Fulfilling its missions of technological surveillance and dissemination of knowledge in the field of materials and associated technologies, MATERFAD, Barcelona Materials Center, brings the exhibition “Remix El Barrio” to its headquarters, the Disseny Hub Barcelona.

In the last 30 years, plastic production has increased by 620%. Every day in Catalonia, 720,000 kg of food is thrown away. This wasted food, totalling 260,000 tonnes per year, is equivalent to the food needs of 500,000 people for one year.

“Remix El Barrio”, Food waste biomaterials design, is an exhibition that was born with the ambition to propose a learning place that promotes and enables new practices based on neo-craftsmanship with food waste. The exhibition is the result of a pilot program where various designers learn about biomaterial design and explore projects with food scraps using artisanal techniques and digital fabrication.

They collaborate and involve agents from the Poblenou neighborhood such as restaurants, urban gardens and neighborhood associations to promote a local circular economy ecosystem. They affirm the potential of co-design, digital manufacturing and crafts to reinvent our ways of producing, consuming and living with awareness of the environmental ecosystem. They claim the need to imagine new models and techniques to innovate with what we commonly call “waste”.

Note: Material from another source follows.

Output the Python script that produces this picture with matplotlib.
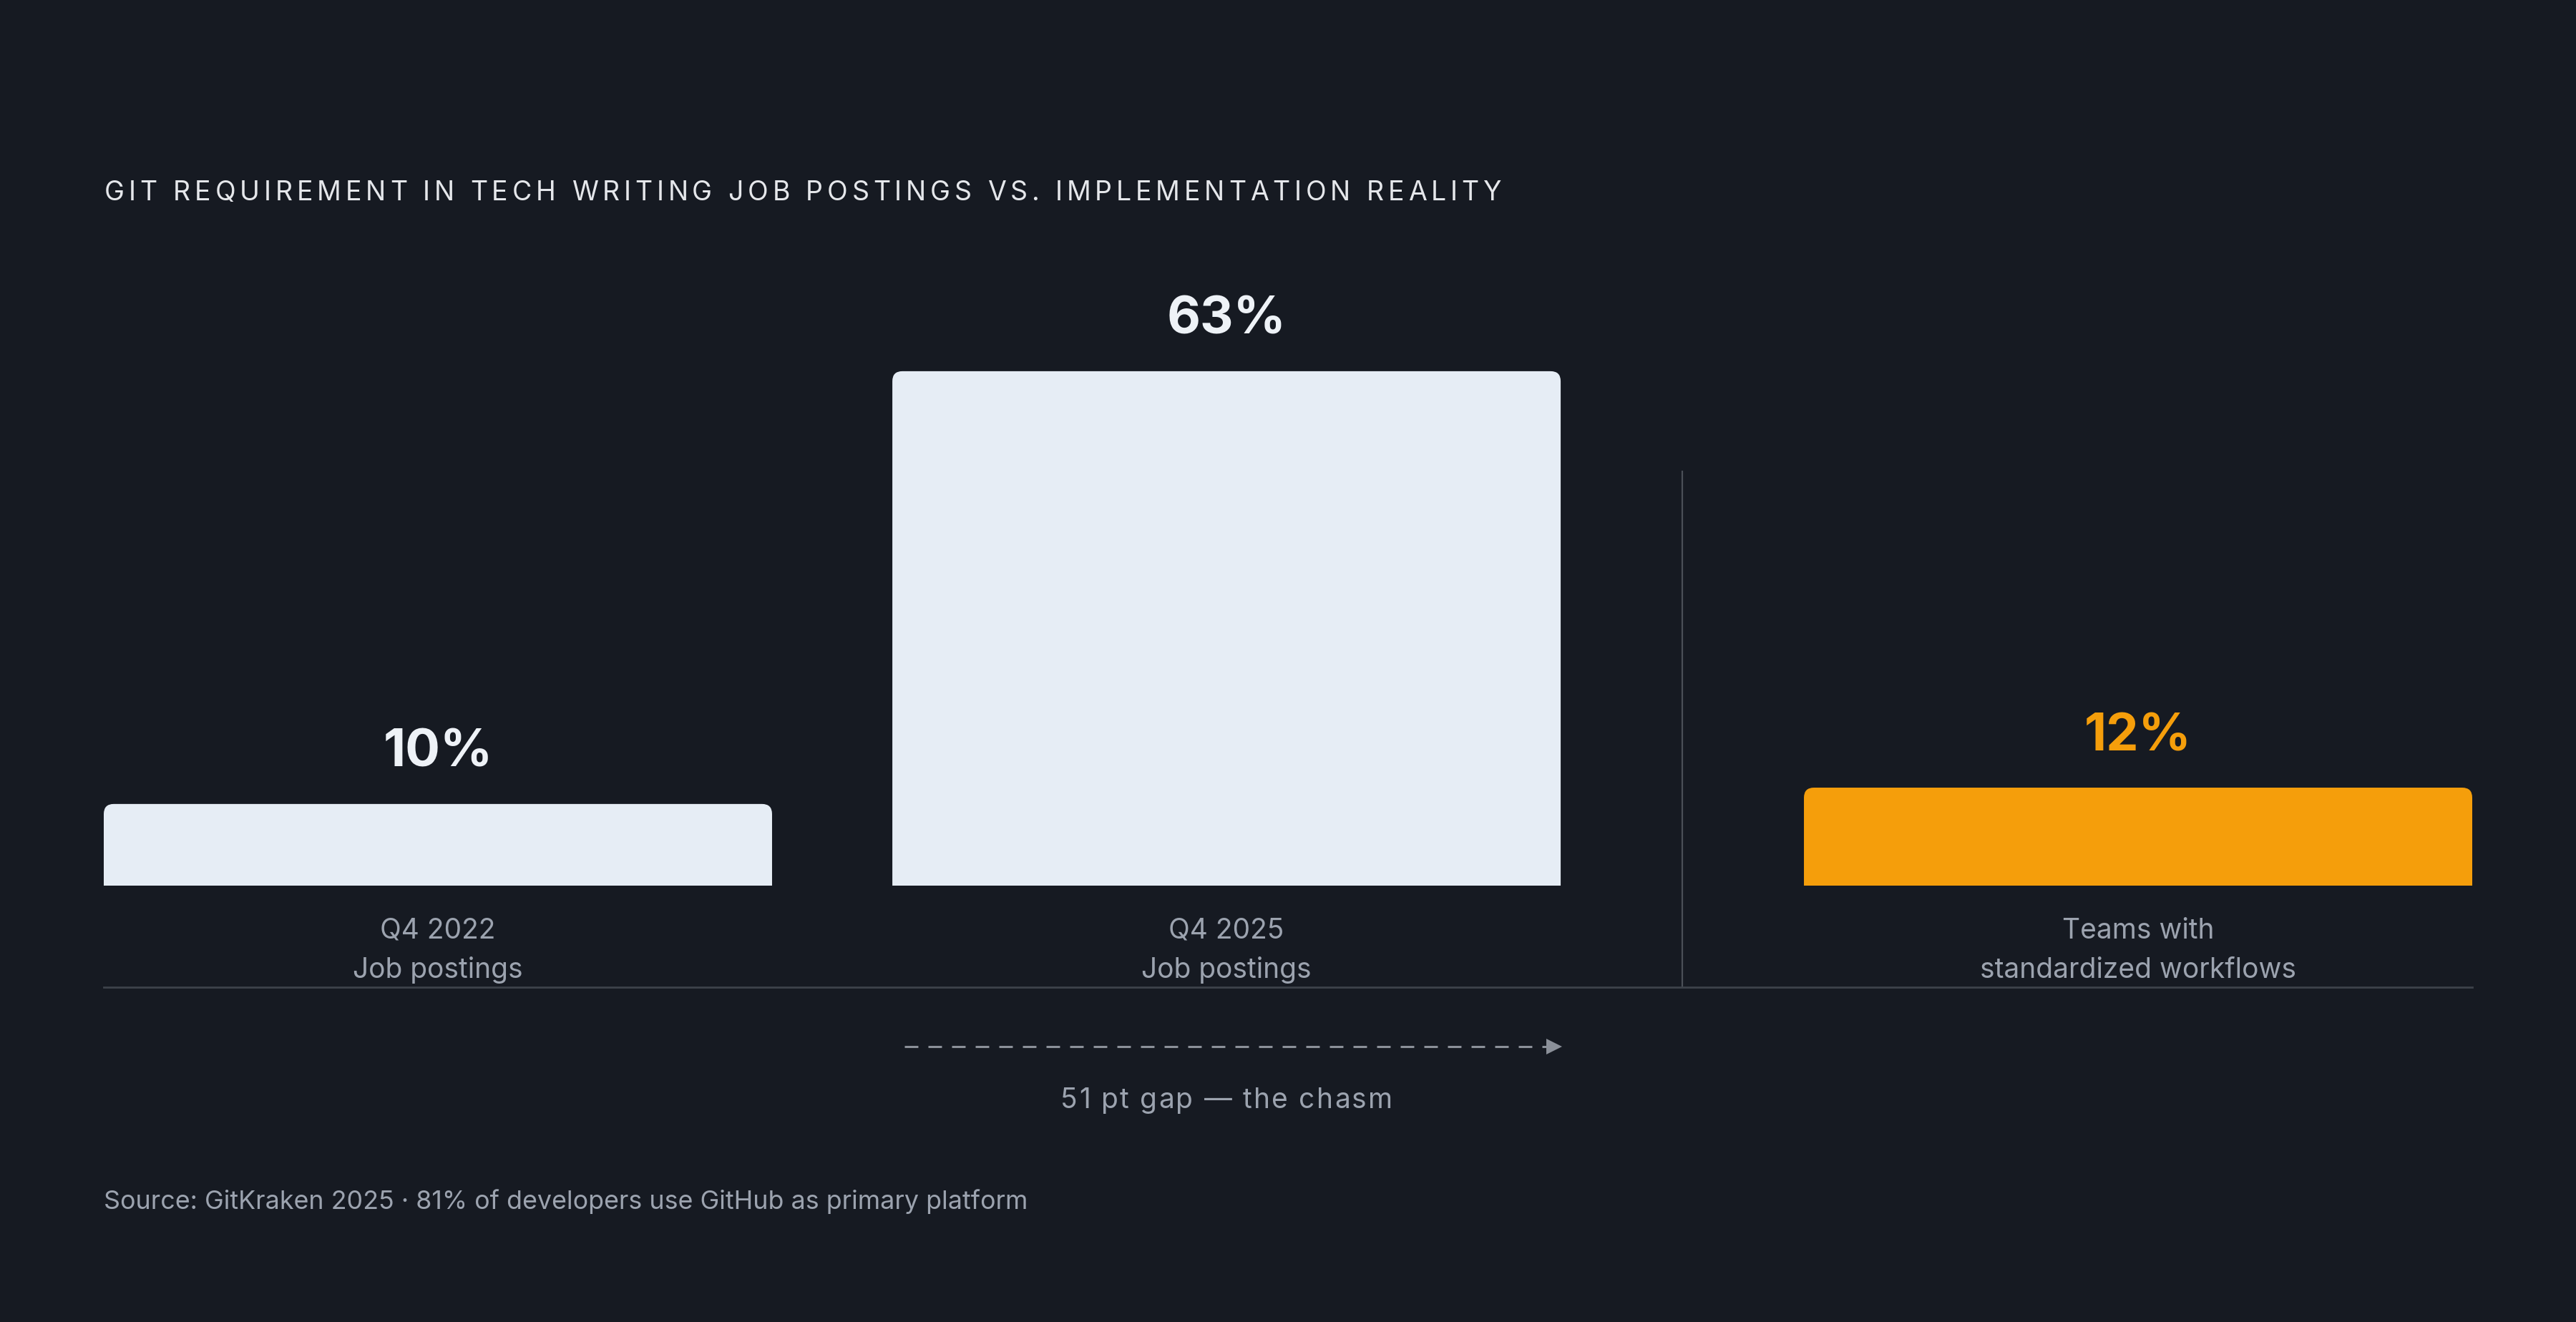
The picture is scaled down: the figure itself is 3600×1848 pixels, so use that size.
import matplotlib
matplotlib.use("Agg")
import matplotlib.pyplot as plt
from matplotlib.path import Path
from matplotlib.patches import PathPatch
from matplotlib.font_manager import FontProperties
import matplotlib.transforms as mtransforms

FAMILY = ['Inter', 'DejaVu Sans']
plt.rcParams['font.family'] = FAMILY

# data
categories = ["Q4 2022\nJob postings", "Q4 2025\nJob postings", "Teams with\nstandardized workflows"]
values = [10, 63, 12]
bar_colors = ["#e6edf5", "#e6edf5", "#f59e0b"]
label_colors = ["#eef2f7", "#eef2f7", "#f59e0b"]
title = "GIT REQUIREMENT IN TECH WRITING JOB POSTINGS VS. IMPLEMENTATION REALITY"
source = "Source: GitKraken 2025 · 81% of developers use GitHub as primary platform"

BG = "#161a22"
GRAY = "#9ca3af"
W, H = 3600, 1848
DPI = 200

fig = plt.figure(figsize=(W / DPI, H / DPI), dpi=DPI, facecolor=BG)
ax = fig.add_axes([145 / W, 1 - 1238 / H, 3310 / W, (1238 - 439) / H])
ax.set_facecolor(BG)
ax.set_xlim(-0.5, 3.044)
ax.set_ylim(0, 70)
ax.axis('off')

xpos = [0, 1.18, 2.544]
bw = 1.0

fig.canvas.draw()
renderer = fig.canvas.get_renderer()


def tracked_text(x, base, s, track, size, color, ha='left'):
    # letter-spaced text, x/base/track in pixels from top-left
    fp = FontProperties(family=FAMILY, size=size)
    wd = lambda t: renderer.get_text_width_height_descent(t, fp, ismath=False)[0]
    total = wd(s) + track * (len(s) - 1)
    x0 = x if ha == 'left' else x - total / 2
    for i, ch in enumerate(s):
        if ch == ' ':
            continue
        xr = x0 + wd(s[:i + 1]) + i * track
        fig.text(xr / W, 1 - base / H, ch, ha='right', va='baseline',
                 fontproperties=fp, color=color)


# rounded top corners, radius in pixels
bbox = ax.get_window_extent()
rx = 14 * (3.544 / bbox.width)
ry = 14 * (70 / bbox.height)

bars = ax.bar(xpos, values, width=bw, color=bar_colors)
for b, c in zip(bars, bar_colors):
    b.set_visible(False)
    x0, w, h = b.get_x(), b.get_width(), b.get_height()
    verts = [(x0, 0), (x0, h - ry), (x0, h), (x0 + rx, h), (x0 + w - rx, h),
             (x0 + w, h), (x0 + w, h - ry), (x0 + w, 0), (x0, 0)]
    codes = [Path.MOVETO, Path.LINETO, Path.CURVE3, Path.CURVE3, Path.LINETO,
             Path.CURVE3, Path.CURVE3, Path.LINETO, Path.CLOSEPOLY]
    ax.add_patch(PathPatch(Path(verts, codes), facecolor=c, edgecolor='none'))

# value labels
for x, v, c in zip(xpos, values, label_colors):
    ax.annotate(f"{v}%", (x, v), xytext=(0, 18.7), textcoords='offset points',
                ha='center', va='baseline', fontsize=26, fontweight='bold', color=c)

# category labels
fig_y = mtransforms.blended_transform_factory(ax.transData, fig.transFigure)
for x, lab in zip(xpos, categories):
    ax.text(x, 1 - 1329 / H, lab, transform=fig_y, ha='center', va='center',
            fontsize=14, color=GRAY, linespacing=1.59)

# baseline rule and divider
fig.add_artist(plt.Line2D([145 / W, 3455 / W], [1 - 1380 / H] * 2, color="#3d424a", lw=1.0))
div_x = (xpos[1] + bw / 2 + xpos[2] - bw / 2) / 2
ax.plot([div_x, div_x], [1 - 659 / H, 1 - 1380 / H], transform=fig_y,
        color="#4b5058", lw=0.8, clip_on=False)

# dashed gap arrow under the 63% bar
ay = 1 - 1463 / H
x_start = xpos[1] - bw / 2 + 0.018
x_end = xpos[1] + bw / 2
ax.plot([x_start, x_end - 0.016], [ay, ay], transform=fig_y, color="#8b9099",
        lw=1.1, dashes=(6.2, 4.6), clip_on=False)
ax.plot([x_end - 0.01], [ay], transform=fig_y, marker='>', markersize=8,
        color="#8b9099", markeredgewidth=0, clip_on=False)
gap_cx = ax.transData.transform((xpos[1], 0))[0]
tracked_text(gap_cx, 1549, f"{values[1] - values[2]} pt gap — the chasm",
             2.2, 14, GRAY, ha='center')

# title and source
tracked_text(146, 280, title, 5.85, 13.5, "#e5e7eb")
fig.text(145 / W, 1 - 1680 / H, source, ha='left', va='center', fontsize=12.9, color=GRAY)

fig.savefig("out.png", dpi=DPI, facecolor=BG)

Remix el Barrio is supported by the European SISCODE project, coordinated by Fab Lab Barcelona, ​​an innovation center, located within the IAAC, which analyzes the way we live, work and share in cities.

The exhibition is made up of a selection of incubation projects, together with research and projects developed in recent years in the FabTextiles and Materials department of Fab Lab Barcelona.

Beyond the exhibition, Remix has transformed into a collective that experiences circularity, not only creating materials with olive pits, avocados, coffee peels, vegetable and fruit skins or restaurant waste, but also exploring collaboration, inclusiveness, self-management towards shared knowledge with local actors.